Lawson’s motion essentially means that student financial aid linked to affirmative action will continue to be doled out at the three schools until July 1. Also, affirmative action will continue to be used as a basis for admitting incoming underclassmen and graduate students, up to July 1.

The NAACP and the American Civil Liberties Union also entered the fray Tuesday, filing a separate lawsuit, arguing that the U.S. Supreme Court’s interpretation of the U.S. Constitution permits some university affirmative action, despite the state ban.

The half-year delay approved by Judge Lawson was crafted by Gov. Jennifer Granholm, state Attorney General Mike Cox and attorneys for the three universities.  

“Clearly, I’m sympathetic with the universities seeking a delay,” Granholm told The Associated Press on Tuesday. “The voters have spoken. We understand that. But we’re also extremely committed, as an administration, to diversity, and to fostering diversity.”

The motion approved by Judge Lawson, a member of the U.S. District Court in Detroit,  “ensures that the civil rights community is really at the table as this process to figure out exactly what the impact and reach of Proposition 2 will be plays out,” says Kary Moss, executive director of the Michigan ACLU.

“We can ensure that a system is arrived at that is both constitutional and promotes a diverse educational environment,” Moss says.

Not surprisingly, affirmative action foes were angered by news that Michigan’s top three universities can continue to peg admissions and financial aid decisions to affirmative action for another half year. 

“The universities really have no excuse for not implementing Proposal 2 on Dec. 23,” Alan Foutz, a lawyer with the Sacramento, Calif.-based Pacific Legal Foundation, told The Associated Press. “They should have recognized . . . there could be some changes coming down the pike.”

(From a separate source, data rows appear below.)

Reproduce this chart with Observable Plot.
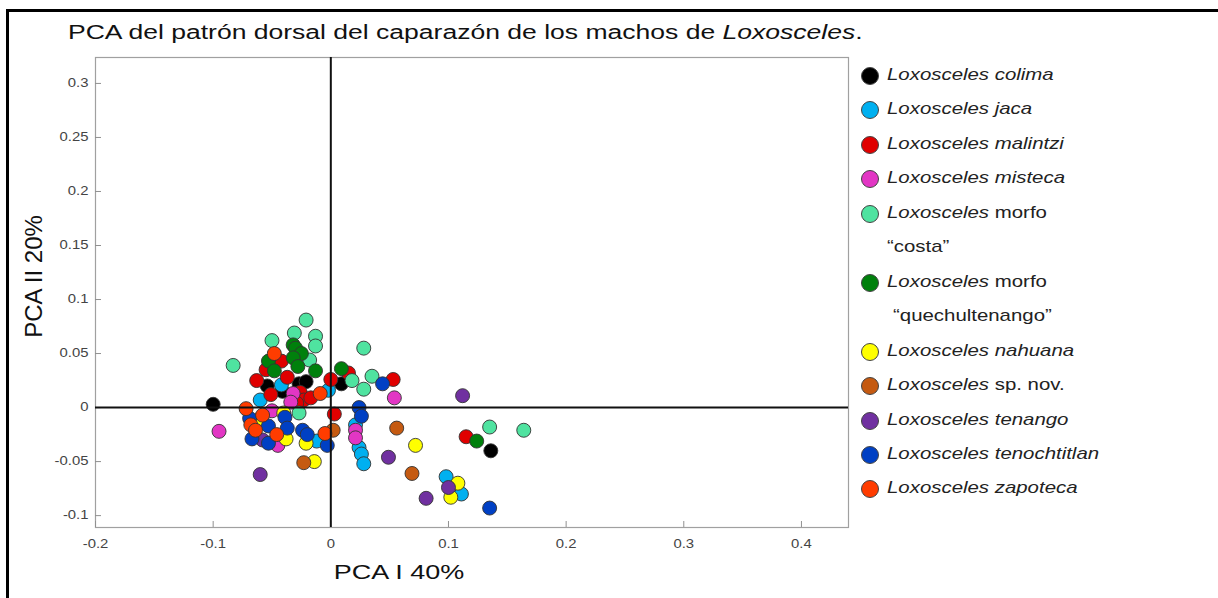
<!DOCTYPE html>
<html>
<head>
<meta charset="utf-8">
<script src="https://cdn.jsdelivr.net/npm/d3@7"></script>
<script src="https://cdn.jsdelivr.net/npm/@observablehq/plot@0.6"></script>
<style>
  body { margin: 0; background: #fff; font-family: "Liberation Sans", Arial, sans-serif; }
  #page { position: relative; width: 1218px; height: 598px; overflow: hidden; background: #fff; }
  #border { position: absolute; left: 6px; top: 9px; width: 1400px; height: 800px; border-left: 3px solid #000; border-top: 3px solid #000; pointer-events: none; }
  #titlebox { position: relative; height: 50px; }
  #title { position: absolute; left: 68px; top: 21px; font-size: 19.5px; white-space: nowrap; color: #111; transform: scaleX(1.36); transform-origin: 0 0; }
  #chart svg { display: block; }
  #legend { position: absolute; left: 0; top: 0; }
  .sw { position: absolute; width: 18px; height: 18px; border-radius: 50%; border: 1px solid #444; box-sizing: border-box; }
  .lt { position: absolute; font-size: 17px; color: #222; transform: scaleX(1.2); transform-origin: 0 50%; white-space: nowrap; }
</style>
</head>
<body>
<div id="page">
  <div id="titlebox"><div id="title">PCA del patrón dorsal del caparazón de los machos de <i>Loxosceles</i>.</div></div>
  <div id="chart"></div>
  <div id="legend"></div>
  <div id="border"></div>
</div>
<script>
// ---- data ----
const species = ["colima","jaca","malintzi","misteca","costa","quechultenango","nahuana","spnov","tenango","tenochtitlan","zapoteca"];
const colors = ["#000000","#00b0f0","#e00000","#e236c4","#4fe3a0","#00800c","#ffff00","#c55a11","#7030a0","#0040c4","#ff3c00"];

const legendItalic = ["Loxosceles colima","Loxosceles jaca","Loxosceles malintzi","Loxosceles misteca","Loxosceles","Loxosceles","Loxosceles nahuana","Loxosceles","Loxosceles tenango","Loxosceles tenochtitlan","Loxosceles zapoteca"];
const legendPlain = ["","","",""," morfo"," morfo",""," sp. nov.","","",""];
const legendSecond = ["","","","","“costa”","“quechultenango”","","","","",""];

const colimaX = [-0.100,-0.054,-0.041,-0.027,-0.021,0.009,0.136];
const colimaY = [0.003,0.020,0.015,0.022,0.024,0.022,-0.040];
const jacaX = [-0.042,-0.060,-0.002,-0.012,0.021,0.024,0.026,0.028,0.098,0.111];
const jacaY = [0.021,0.007,0.016,-0.031,-0.016,-0.037,-0.043,-0.052,-0.064,-0.080];
const malintziX = [-0.042,-0.063,-0.051,-0.037,-0.026,-0.023,-0.017,-0.029,0.000,0.003,0.015,0.053,0.115,-0.055];
const malintziY = [0.043,0.025,0.012,0.028,0.014,0.007,0.009,0.004,0.026,-0.006,0.032,0.026,-0.027,0.035];
const mistecaX = [-0.095,-0.032,-0.034,-0.050,-0.045,0.021,0.021,0.054];
const mistecaY = [-0.022,0.013,0.005,-0.003,-0.035,-0.021,-0.028,0.009];
const costaX = [-0.021,-0.031,-0.013,-0.013,-0.050,-0.083,-0.018,0.028,0.035,0.018,0.028,-0.027,0.135,0.164];
const costaY = [0.081,0.069,0.066,0.057,0.062,0.039,0.044,0.055,0.029,0.025,0.017,-0.005,-0.018,-0.021];
const quechX = [-0.032,-0.030,-0.025,-0.032,-0.053,-0.048,-0.028,-0.013,0.009,0.124];
const quechY = [0.058,0.055,0.050,0.046,0.043,0.034,0.038,0.034,0.036,-0.031];
const nahuanaX = [-0.040,-0.060,-0.038,-0.021,-0.014,0.072,0.108,0.102];
const nahuanaY = [-0.005,-0.010,-0.029,-0.033,-0.050,-0.035,-0.070,-0.083];
const spnovX = [-0.023,0.002,0.056,0.069];
const spnovY = [-0.051,-0.021,-0.019,-0.061];
const tenangoX = [-0.060,-0.058,0.112,0.049,0.081,0.100];
const tenangoY = [-0.062,-0.030,0.011,-0.046,-0.084,-0.074];
const tenochX = [-0.069,-0.053,-0.039,-0.037,-0.024,-0.020,-0.067,-0.053,-0.003,0.024,0.026,0.044,0.135];
const tenochY = [-0.010,-0.017,-0.009,-0.019,-0.021,-0.025,-0.029,-0.033,-0.035,0.000,-0.008,0.022,-0.093];
const zapotecaX = [-0.048,-0.072,-0.058,-0.068,-0.064,-0.046,-0.009,-0.005];
const zapotecaY = [0.050,-0.001,-0.007,-0.016,-0.021,-0.025,0.013,-0.024];

const xTicks = [-0.2,-0.1,0,0.1,0.2,0.3,0.4];
const yTicks = [-0.1,-0.05,0,0.05,0.1,0.15,0.2,0.25,0.3];
const xDomain = [-0.2, 0.44];
const yDomain = [-0.111, 0.324];
const xLabel = "PCA I 40%";
const yLabel = "PCA II 20%";

// ---- build table ----
const seriesX = [colimaX,jacaX,malintziX,mistecaX,costaX,quechX,nahuanaX,spnovX,tenangoX,tenochX,zapotecaX];
const seriesY = [colimaY,jacaY,malintziY,mistecaY,costaY,quechY,nahuanaY,spnovY,tenangoY,tenochY,zapotecaY];
const rows = [];
species.forEach((sp, i) => seriesX[i].forEach((x, j) => rows.push({sp, x, y: seriesY[i][j]})));

const fmt = d => d === 0 ? "0" : String(d);

const svg = Plot.plot({
  width: 860,
  height: 548,
  marginTop: 7,
  marginBottom: 71,
  marginLeft: 95,
  marginRight: 12,
  style: {background: "#fff", fontFamily: "'Liberation Sans', Arial, sans-serif"},
  x: {domain: xDomain},
  y: {domain: yDomain},
  color: {domain: species, range: colors},
  marks: [
    Plot.frame({stroke: "#a0a0a0", strokeWidth: 1.2}),
    Plot.axisX({ticks: xTicks, tickSize: 6, dy: -6, tickFormat: () => "", stroke: "#909090", label: null}),
    Plot.axisY({ticks: yTicks, tickSize: 6, dx: 6, tickFormat: () => "", stroke: "#909090", label: null}),
    Plot.axisX({ticks: xTicks, tickSize: 0, tickPadding: 12, tickFormat: fmt, fontSize: 12, fill: "#444", label: null}),
    Plot.axisY({ticks: yTicks, tickSize: 0, tickPadding: 7, tickFormat: fmt, fontSize: 12, fill: "#444", label: null}),
    Plot.dot(rows, {x: "x", y: "y", fill: "sp", r: 7, stroke: "#333", strokeWidth: 0.9}),
    Plot.ruleX([0], {stroke: "#111", strokeWidth: 2}),
    Plot.ruleY([0], {stroke: "#111", strokeWidth: 2}),
    Plot.text([xLabel], {frameAnchor: "bottom", dx: -73, dy: 45, lineAnchor: "middle", textAnchor: "middle", fontSize: 20, fill: "#111"}),
    Plot.text([yLabel], {frameAnchor: "left", rotate: -90, dx: -61, dy: -16, lineAnchor: "middle", textAnchor: "middle", fontSize: 24, fill: "#111"})
  ]
});

// widen text horizontally to match the reference's proportions
function stretchText(node, k) {
  const t = node.getAttribute("transform") || "";
  const xa = node.getAttribute("x");
  let pre = "";
  if (xa != null && /^-?[\d.]+$/.test(xa.trim()) && +xa !== 0) {
    pre = ` translate(${+xa},0)`;
    node.setAttribute("x", "0");
  }
  node.setAttribute("transform", `${t}${pre} scale(${k},1)`.trim());
}
d3.select(svg).selectAll("text").each(function () {
  const s = this.textContent;
  if (s === yLabel || s === "") return;
  if (s === xLabel) stretchText(this, 1.35);
  else stretchText(this, 1.24);
});

document.getElementById("chart").appendChild(svg);

// ---- legend (HTML) ----
const legend = document.getElementById("legend");
const lineStart = 76, lineStep = 34.45;
let line = 0;
species.forEach((sp, i) => {
  const cy = lineStart + line * lineStep;
  const sw = document.createElement("div");
  sw.className = "sw";
  sw.style.background = colors[i];
  sw.style.left = (870 - 9) + "px";
  sw.style.top = (cy - 9) + "px";
  legend.appendChild(sw);
  const t = document.createElement("div");
  t.className = "lt";
  t.style.left = "887px";
  t.style.top = (cy - 11) + "px";
  const it = document.createElement("i");
  it.textContent = legendItalic[i];
  t.appendChild(it);
  if (legendPlain[i]) t.appendChild(document.createTextNode(legendPlain[i]));
  legend.appendChild(t);
  line++;
  if (legendSecond[i]) {
    const cy2 = lineStart + line * lineStep;
    const t2 = document.createElement("div");
    t2.className = "lt";
    t2.style.left = (887 + (sp === "quechultenango" ? 6 : 0)) + "px";
    t2.style.top = (cy2 - 11) + "px";
    t2.textContent = legendSecond[i];
    legend.appendChild(t2);
    line++;
  }
});
</script>
</body>
</html>
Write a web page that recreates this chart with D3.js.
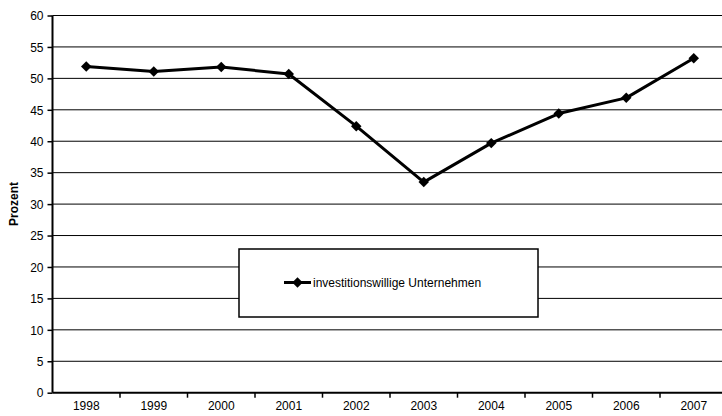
<!DOCTYPE html>
<html lang="de">
<head>
<meta charset="UTF-8">
<title>investitionswillige Unternehmen</title>
<script src="https://d3js.org/d3.v7.min.js"></script>
<style>
  body { margin: 0; background: #fff; }
  text { font-family: "Liberation Sans", Arial, sans-serif; fill: #000; }
  .tick text { font-size: 12px; fill: #000; }
</style>
</head>
<body>
<div id="chart"></div>
<script>
// data
var years = ["1998", "1999", "2000", "2001", "2002", "2003", "2004", "2005", "2006", "2007"];
var values = [51.9, 51.1, 51.8, 50.7, 42.4, 33.5, 39.7, 44.4, 46.9, 53.2];
var yTicks = [0, 5, 10, 15, 20, 25, 30, 35, 40, 45, 50, 55, 60];
var seriesName = "investitionswillige Unternehmen";

var width = 722, height = 416;
// plot area; it runs off the right edge in the original
var plotLeft = 52.5, plotTop = 15.5, plotBottom = 392.7;
var plotRight = plotLeft + 675;

var svg = d3.select("#chart").append("svg")
    .attr("width", width)
    .attr("height", height);

var x = d3.scaleBand().domain(years).range([plotLeft, plotRight]);
var y = d3.scaleLinear().domain([0, 60]).range([plotBottom, plotTop]);

// gridlines
svg.append("g")
  .selectAll("line")
  .data(yTicks.slice(1))
  .enter().append("line")
    .attr("x1", plotLeft).attr("x2", plotRight)
    .attr("y1", function(d) { return y(d); })
    .attr("y2", function(d) { return y(d); })
    .attr("stroke", "#000")
    .attr("stroke-width", 1);

// y axis
var yAxis = svg.append("g")
    .attr("transform", "translate(" + plotLeft + ",0)")
    .call(d3.axisLeft(y).tickValues(yTicks).tickSize(5).tickPadding(4));
yAxis.select(".domain").attr("stroke-width", 2).attr("d", "M0," + plotTop + "V" + plotBottom);
yAxis.selectAll(".tick line").attr("stroke-width", 1.5);
yAxis.selectAll(".tick text").attr("dy", "0.35em");

// x axis, ticks sit between categories
var xAxis = svg.append("g")
    .attr("transform", "translate(0," + plotBottom + ")")
    .call(d3.axisBottom(x).tickSize(0).tickPadding(9));
xAxis.select(".domain").attr("stroke-width", 2).attr("d", "M" + plotLeft + ",0H" + plotRight);
xAxis.selectAll(".tick text").attr("dy", "0.71em");
xAxis.selectAll(".sep")
  .data(years.slice(1))
  .enter().append("line")
    .attr("class", "sep")
    .attr("x1", function(d) { return x(d); })
    .attr("x2", function(d) { return x(d); })
    .attr("y1", 0).attr("y2", 5)
    .attr("stroke", "#000")
    .attr("stroke-width", 1.5);

// y label
svg.append("text")
    .attr("transform", "translate(18,204) rotate(-90)")
    .attr("text-anchor", "middle")
    .style("font-size", "12px")
    .style("font-weight", "bold")
    .text("Prozent");

// series
var pts = years.map(function(yr, i) { return [x(yr) + x.bandwidth() / 2, y(values[i])]; });

svg.append("path")
    .attr("d", d3.line()(pts))
    .attr("fill", "none")
    .attr("stroke", "#000")
    .attr("stroke-width", 3)
    .attr("stroke-linejoin", "round");

var diamond = d3.symbol().type(d3.symbolDiamond2).size(70);
svg.append("g")
  .selectAll("path")
  .data(pts)
  .enter().append("path")
    .attr("d", diamond)
    .attr("transform", function(d) { return "translate(" + d[0] + "," + d[1] + ")"; })
    .attr("fill", "#000");

// legend
var lg = svg.append("g");
lg.append("rect")
    .attr("x", 239).attr("y", 249)
    .attr("width", 299).attr("height", 68)
    .attr("fill", "#fff")
    .attr("stroke", "#000")
    .attr("stroke-width", 1.5);
lg.append("line")
    .attr("x1", 284).attr("x2", 311)
    .attr("y1", 282.5).attr("y2", 282.5)
    .attr("stroke", "#000")
    .attr("stroke-width", 3);
lg.append("path")
    .attr("d", diamond)
    .attr("transform", "translate(297.5,282.5)")
    .attr("fill", "#000");
lg.append("text")
    .attr("x", 313)
    .attr("y", 282.5)
    .attr("dy", "0.35em")
    .style("font-size", "12px")
    .text(seriesName);
</script>
</body>
</html>
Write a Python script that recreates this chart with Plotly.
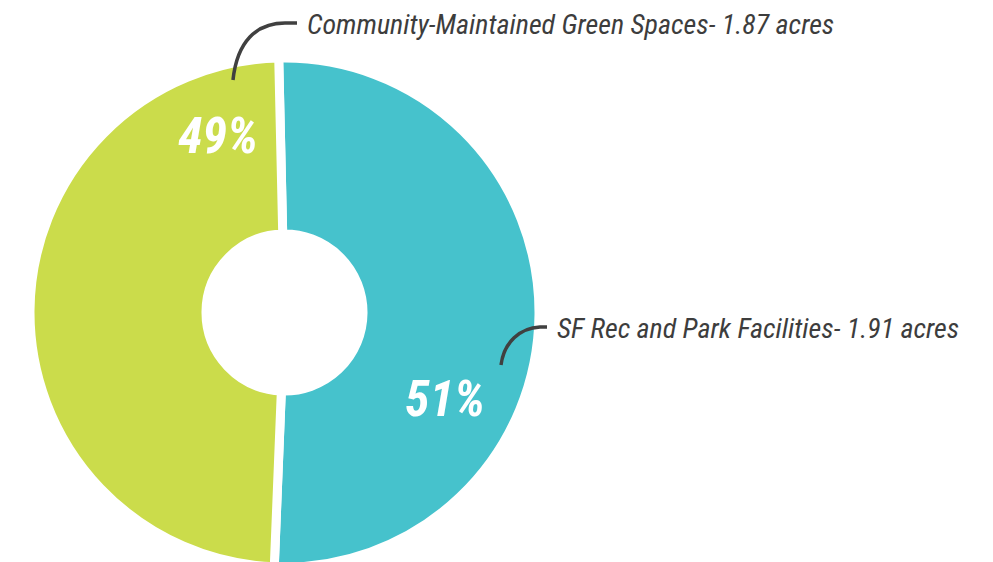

The new suit, filed Tuesday by the NAACP and the ACLU on behalf of 19 students, faculty members and high school students seeking admission to the University of Michigan, also was assigned to Lawson.

“Affirmative Action is still the law of the land. Recent events in Michigan related to the passage of Proposal 2 have only increased our energy to keep the doors of equal opportunity open and accessible for all of America’s sons and daughters. We have come too far to allow the doors of opportunity to be shut in the face of the American promise of liberty and justice,” said Rev. Wendell Anthony, president of the NAACP, Detroit chapter.

Since the early 1990s, California businessman Ward Connerly has characterized affirmative action as “state-sponsored discrimination.”

An African American who’d already successfully backed anti-affirmative action propositions in California and Washington State, Connerly went after Michigan in earnest in 2003. Working in tandem with Jennifer Gratz, the co-leader of his Michigan campaign, Connerly added the state to his anti-affirmative action victory column last month. 

The onetime University of California regent recently told the San Francisco Chronicle that he’s taking his fight to Arizona, Colorado, Missouri, Nebraska, Nevada, Oregon, South Dakota, Wyoming and Utah over the next 60 days.

The Associated Press contributed to this story.